Goal ▸ Which lines fall between the line holding "Write a component" and the line holding "Scatter, XAxis, YAxis", inclusive? Retype them exactly, without the pictures, and add nothing else.

Input records ▸
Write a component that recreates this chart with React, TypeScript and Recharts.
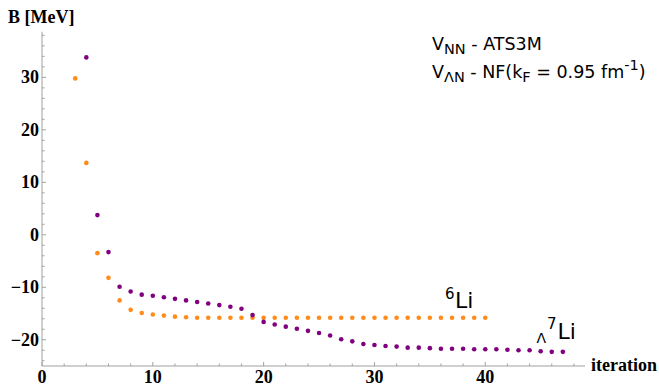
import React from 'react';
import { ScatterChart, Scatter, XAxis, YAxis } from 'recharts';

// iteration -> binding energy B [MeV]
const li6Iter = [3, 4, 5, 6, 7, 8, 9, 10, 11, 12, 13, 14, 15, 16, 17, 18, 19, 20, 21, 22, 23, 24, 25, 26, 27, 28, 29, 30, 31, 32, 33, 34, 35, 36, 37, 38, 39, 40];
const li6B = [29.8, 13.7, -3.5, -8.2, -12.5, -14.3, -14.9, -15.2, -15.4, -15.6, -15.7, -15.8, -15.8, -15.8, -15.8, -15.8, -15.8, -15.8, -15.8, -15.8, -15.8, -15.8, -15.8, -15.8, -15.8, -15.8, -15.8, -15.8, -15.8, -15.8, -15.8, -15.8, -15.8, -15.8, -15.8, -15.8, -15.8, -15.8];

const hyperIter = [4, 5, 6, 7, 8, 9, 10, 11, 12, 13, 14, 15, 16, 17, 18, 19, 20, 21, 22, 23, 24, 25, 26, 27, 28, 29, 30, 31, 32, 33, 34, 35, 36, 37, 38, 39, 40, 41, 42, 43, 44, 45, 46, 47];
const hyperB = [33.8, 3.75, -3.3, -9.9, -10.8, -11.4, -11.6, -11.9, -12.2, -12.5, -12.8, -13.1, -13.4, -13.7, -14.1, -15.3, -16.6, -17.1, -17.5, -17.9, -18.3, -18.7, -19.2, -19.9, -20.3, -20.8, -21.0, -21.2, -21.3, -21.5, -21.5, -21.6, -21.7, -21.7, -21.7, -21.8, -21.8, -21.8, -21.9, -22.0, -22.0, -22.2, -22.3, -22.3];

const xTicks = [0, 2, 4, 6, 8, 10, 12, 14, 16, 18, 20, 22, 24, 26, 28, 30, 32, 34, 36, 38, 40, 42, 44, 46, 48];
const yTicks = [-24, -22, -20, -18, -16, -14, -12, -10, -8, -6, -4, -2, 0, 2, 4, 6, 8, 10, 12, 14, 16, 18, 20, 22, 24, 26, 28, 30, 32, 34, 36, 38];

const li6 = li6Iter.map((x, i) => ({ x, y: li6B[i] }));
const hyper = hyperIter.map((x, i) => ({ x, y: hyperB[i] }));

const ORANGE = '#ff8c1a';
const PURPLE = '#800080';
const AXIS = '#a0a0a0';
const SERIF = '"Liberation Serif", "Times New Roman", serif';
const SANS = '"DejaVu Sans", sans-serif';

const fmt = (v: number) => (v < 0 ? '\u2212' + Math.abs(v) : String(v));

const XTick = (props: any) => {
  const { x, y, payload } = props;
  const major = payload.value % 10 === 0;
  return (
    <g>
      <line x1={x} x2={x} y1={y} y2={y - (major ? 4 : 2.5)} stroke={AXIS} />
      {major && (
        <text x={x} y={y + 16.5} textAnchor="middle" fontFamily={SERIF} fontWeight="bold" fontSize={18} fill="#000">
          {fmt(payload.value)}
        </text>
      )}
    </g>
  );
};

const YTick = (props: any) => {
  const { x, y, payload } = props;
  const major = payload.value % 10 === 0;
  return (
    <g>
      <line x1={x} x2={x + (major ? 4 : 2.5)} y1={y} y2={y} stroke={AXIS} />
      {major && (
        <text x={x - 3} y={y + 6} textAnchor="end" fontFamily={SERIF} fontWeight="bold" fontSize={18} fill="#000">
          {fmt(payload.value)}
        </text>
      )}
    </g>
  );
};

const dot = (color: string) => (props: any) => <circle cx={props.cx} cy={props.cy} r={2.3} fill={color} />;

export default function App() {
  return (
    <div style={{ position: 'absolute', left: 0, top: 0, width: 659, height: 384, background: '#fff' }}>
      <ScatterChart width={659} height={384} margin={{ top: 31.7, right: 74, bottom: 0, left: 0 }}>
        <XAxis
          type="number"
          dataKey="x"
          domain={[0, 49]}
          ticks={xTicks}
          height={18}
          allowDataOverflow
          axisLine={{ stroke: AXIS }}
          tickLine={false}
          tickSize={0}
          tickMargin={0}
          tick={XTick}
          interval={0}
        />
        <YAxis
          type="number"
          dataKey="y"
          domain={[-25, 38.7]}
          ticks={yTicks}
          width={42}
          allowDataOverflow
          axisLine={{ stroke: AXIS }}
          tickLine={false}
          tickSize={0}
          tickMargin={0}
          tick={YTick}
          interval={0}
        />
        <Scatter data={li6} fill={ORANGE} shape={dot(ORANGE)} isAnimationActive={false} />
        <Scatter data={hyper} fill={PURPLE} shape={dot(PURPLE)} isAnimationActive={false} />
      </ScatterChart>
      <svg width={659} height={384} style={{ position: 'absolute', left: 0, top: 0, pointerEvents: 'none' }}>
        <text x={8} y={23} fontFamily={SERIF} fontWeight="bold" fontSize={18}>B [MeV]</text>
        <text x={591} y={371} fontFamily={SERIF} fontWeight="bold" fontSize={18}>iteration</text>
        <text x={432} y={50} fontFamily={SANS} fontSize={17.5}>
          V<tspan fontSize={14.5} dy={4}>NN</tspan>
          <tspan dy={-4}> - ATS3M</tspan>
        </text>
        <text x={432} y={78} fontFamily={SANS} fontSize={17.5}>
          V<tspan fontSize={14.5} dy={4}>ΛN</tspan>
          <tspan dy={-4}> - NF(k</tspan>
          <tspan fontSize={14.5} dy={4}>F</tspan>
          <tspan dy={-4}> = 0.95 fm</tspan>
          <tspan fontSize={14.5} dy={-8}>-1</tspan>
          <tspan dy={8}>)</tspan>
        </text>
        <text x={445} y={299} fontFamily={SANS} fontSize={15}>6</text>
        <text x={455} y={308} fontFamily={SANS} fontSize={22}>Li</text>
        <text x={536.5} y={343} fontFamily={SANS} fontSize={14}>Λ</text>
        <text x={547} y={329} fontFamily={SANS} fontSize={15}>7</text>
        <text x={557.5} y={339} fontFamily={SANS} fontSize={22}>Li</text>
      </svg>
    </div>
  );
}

--

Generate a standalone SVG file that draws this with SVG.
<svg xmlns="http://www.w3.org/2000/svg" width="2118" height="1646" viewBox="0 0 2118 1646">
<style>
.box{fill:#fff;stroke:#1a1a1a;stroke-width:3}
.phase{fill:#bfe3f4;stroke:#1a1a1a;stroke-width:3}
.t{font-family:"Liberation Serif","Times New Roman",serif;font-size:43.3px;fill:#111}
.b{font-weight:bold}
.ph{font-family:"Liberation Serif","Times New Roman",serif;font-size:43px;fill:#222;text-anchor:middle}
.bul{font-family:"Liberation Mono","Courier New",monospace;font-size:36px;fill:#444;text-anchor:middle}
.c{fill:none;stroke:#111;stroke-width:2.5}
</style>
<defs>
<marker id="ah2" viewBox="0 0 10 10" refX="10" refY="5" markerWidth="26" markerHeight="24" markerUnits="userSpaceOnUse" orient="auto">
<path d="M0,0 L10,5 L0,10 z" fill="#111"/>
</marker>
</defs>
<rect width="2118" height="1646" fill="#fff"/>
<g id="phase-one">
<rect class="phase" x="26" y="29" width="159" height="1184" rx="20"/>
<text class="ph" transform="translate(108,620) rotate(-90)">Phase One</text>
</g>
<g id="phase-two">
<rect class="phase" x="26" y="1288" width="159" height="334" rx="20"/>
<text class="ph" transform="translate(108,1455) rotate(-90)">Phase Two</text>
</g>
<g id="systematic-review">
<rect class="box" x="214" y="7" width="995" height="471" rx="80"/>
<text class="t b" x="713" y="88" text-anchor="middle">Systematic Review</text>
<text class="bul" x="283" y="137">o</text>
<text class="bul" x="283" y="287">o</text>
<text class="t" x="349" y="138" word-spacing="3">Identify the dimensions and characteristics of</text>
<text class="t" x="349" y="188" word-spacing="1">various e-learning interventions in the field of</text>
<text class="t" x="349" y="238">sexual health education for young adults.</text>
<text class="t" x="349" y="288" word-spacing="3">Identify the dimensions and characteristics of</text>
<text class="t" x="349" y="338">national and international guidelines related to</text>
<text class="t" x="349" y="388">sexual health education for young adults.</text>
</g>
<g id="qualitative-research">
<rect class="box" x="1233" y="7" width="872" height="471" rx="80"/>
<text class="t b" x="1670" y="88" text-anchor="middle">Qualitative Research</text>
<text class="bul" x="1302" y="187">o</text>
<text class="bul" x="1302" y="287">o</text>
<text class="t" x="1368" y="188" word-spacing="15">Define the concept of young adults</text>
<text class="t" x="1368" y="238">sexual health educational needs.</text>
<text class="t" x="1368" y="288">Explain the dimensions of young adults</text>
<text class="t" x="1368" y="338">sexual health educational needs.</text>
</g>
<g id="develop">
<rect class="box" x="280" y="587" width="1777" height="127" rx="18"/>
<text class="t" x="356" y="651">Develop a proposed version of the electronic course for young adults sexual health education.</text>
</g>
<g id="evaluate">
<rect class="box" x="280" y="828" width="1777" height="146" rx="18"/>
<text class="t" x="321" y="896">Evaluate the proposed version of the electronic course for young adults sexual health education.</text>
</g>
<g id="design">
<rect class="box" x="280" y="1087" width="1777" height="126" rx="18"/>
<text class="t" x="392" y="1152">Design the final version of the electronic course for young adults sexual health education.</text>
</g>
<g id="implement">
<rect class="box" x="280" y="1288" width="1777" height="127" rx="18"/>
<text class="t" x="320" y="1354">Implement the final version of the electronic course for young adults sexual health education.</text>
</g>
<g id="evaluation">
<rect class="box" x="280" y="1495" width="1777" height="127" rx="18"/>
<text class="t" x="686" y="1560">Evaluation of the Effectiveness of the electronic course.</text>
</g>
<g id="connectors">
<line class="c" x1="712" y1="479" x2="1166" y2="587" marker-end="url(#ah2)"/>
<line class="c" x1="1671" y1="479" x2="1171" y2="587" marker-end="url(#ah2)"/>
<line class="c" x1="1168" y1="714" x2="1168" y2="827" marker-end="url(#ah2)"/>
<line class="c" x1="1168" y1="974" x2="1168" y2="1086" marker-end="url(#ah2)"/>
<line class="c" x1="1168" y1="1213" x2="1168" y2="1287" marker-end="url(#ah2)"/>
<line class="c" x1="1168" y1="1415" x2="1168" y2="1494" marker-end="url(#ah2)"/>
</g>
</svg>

==

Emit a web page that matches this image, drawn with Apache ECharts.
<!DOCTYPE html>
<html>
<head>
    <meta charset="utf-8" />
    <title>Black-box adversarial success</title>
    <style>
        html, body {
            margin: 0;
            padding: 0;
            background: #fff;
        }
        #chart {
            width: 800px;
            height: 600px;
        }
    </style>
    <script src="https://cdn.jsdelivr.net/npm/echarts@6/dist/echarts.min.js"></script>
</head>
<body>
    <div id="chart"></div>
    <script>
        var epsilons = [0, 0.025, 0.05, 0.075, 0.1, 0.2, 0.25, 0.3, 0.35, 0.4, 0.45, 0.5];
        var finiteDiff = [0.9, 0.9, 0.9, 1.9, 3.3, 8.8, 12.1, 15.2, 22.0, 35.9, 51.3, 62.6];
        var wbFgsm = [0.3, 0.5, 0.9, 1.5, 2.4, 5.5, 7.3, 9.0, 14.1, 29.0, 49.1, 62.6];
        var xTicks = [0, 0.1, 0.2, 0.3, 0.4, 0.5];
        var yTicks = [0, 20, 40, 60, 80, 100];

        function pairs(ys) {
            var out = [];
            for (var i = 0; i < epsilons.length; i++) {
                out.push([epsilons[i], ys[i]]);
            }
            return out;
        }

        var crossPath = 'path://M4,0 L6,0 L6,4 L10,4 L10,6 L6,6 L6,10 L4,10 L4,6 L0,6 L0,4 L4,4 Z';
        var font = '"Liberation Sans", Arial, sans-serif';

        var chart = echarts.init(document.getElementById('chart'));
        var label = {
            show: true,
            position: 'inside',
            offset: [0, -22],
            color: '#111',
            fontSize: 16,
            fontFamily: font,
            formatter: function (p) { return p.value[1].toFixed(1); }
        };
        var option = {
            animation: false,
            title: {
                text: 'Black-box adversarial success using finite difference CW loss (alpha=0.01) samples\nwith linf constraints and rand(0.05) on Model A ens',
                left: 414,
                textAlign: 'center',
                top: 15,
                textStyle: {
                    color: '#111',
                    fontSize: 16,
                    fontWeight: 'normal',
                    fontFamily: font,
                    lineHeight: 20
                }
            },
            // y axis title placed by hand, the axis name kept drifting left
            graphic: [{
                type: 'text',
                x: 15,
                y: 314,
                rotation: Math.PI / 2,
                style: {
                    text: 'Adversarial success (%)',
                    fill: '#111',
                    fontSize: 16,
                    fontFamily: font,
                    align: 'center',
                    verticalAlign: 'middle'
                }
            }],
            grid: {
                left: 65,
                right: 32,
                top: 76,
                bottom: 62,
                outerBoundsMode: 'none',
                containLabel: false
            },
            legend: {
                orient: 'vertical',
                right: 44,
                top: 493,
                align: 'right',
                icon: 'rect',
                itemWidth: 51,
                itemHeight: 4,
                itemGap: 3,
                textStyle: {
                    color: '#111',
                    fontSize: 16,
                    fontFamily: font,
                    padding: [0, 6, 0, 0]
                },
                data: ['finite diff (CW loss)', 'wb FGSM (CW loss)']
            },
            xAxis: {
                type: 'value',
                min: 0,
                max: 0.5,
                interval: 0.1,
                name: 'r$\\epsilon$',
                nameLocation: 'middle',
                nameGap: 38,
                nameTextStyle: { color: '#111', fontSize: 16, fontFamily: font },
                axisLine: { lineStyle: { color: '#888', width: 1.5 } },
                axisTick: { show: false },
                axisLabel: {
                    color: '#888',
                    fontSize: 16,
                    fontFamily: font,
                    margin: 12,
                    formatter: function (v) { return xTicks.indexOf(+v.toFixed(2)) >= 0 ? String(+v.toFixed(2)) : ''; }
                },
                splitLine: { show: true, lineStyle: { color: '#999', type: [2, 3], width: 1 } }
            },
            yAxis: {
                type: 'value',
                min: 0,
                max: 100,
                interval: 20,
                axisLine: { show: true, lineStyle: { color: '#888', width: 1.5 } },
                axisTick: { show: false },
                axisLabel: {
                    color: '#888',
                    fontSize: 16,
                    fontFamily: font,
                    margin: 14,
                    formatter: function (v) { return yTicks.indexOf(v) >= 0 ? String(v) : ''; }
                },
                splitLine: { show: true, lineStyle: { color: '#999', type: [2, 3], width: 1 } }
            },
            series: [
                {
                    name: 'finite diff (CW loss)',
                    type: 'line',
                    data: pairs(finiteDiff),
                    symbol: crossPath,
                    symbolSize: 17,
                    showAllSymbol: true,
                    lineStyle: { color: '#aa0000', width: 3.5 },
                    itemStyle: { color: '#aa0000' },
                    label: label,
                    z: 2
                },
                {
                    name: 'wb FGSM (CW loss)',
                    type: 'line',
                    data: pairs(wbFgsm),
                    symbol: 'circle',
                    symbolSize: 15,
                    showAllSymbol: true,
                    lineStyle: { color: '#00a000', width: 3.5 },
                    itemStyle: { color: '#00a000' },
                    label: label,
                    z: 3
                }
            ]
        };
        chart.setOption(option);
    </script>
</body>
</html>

Solution to this exercise ▸
Write a component that recreates this chart with React, TypeScript and Recharts.
import React from 'react';
import { ScatterChart, Scatter, XAxis, YAxis } from 'recharts';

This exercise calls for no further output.